| EXERCISE BRIEF |
Please copy the lines below exactly, from the first one through the line showing "(245,155) rectangle (1246,860);".

***** DATA LINES *****

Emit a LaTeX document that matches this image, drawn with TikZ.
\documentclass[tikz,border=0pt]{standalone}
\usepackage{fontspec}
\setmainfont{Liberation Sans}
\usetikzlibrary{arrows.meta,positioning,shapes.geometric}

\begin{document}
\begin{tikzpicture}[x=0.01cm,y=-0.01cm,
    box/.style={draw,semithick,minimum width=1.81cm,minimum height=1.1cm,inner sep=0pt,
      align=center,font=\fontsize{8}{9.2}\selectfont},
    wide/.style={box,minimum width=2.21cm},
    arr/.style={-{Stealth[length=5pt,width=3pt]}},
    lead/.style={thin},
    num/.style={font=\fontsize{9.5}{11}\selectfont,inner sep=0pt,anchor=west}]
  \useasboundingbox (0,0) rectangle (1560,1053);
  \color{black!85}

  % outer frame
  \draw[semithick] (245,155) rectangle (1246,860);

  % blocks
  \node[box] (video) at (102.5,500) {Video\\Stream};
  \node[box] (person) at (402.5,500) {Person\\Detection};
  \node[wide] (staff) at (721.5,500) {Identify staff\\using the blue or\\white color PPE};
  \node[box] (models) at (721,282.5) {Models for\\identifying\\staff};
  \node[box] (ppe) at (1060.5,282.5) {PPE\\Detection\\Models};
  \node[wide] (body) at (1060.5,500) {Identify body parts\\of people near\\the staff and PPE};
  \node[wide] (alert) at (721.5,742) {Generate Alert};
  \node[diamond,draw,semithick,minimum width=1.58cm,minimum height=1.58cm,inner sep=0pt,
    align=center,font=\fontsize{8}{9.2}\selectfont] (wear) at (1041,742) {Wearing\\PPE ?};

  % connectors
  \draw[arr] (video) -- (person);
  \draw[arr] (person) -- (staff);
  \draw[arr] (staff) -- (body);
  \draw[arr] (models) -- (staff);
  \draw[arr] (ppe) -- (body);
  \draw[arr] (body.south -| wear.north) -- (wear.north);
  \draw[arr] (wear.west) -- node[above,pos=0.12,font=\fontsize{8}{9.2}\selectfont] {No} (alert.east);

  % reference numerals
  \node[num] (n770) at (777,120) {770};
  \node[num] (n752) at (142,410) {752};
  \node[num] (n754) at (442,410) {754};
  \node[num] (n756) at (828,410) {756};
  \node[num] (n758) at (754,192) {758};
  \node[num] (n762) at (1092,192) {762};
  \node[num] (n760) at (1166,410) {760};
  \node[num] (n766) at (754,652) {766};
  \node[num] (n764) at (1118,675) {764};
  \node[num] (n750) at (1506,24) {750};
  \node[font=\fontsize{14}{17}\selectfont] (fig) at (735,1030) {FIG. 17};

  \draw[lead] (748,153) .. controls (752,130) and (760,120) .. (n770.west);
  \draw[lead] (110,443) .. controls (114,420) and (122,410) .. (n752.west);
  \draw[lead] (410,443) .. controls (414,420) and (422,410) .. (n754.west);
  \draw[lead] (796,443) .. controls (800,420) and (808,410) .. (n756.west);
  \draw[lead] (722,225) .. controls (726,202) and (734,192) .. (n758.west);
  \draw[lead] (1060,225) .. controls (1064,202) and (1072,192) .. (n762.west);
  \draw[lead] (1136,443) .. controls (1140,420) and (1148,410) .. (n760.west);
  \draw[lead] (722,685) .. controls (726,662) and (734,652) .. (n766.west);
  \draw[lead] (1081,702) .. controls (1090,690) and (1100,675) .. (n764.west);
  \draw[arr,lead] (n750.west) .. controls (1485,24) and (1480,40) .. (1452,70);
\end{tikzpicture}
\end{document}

*****

| CORRECT RESPONSE |
Emit a LaTeX document that matches this image, drawn with TikZ.
\documentclass[tikz,border=0pt]{standalone}
\usepackage{fontspec}
\setmainfont{Liberation Sans}
\usetikzlibrary{arrows.meta,positioning,shapes.geometric}

\begin{document}
\begin{tikzpicture}[x=0.01cm,y=-0.01cm,
    box/.style={draw,semithick,minimum width=1.81cm,minimum height=1.1cm,inner sep=0pt,
      align=center,font=\fontsize{8}{9.2}\selectfont},
    wide/.style={box,minimum width=2.21cm},
    arr/.style={-{Stealth[length=5pt,width=3pt]}},
    lead/.style={thin},
    num/.style={font=\fontsize{9.5}{11}\selectfont,inner sep=0pt,anchor=west}]
  \useasboundingbox (0,0) rectangle (1560,1053);
  \color{black!85}

  % outer frame
  \draw[semithick] (245,155) rectangle (1246,860);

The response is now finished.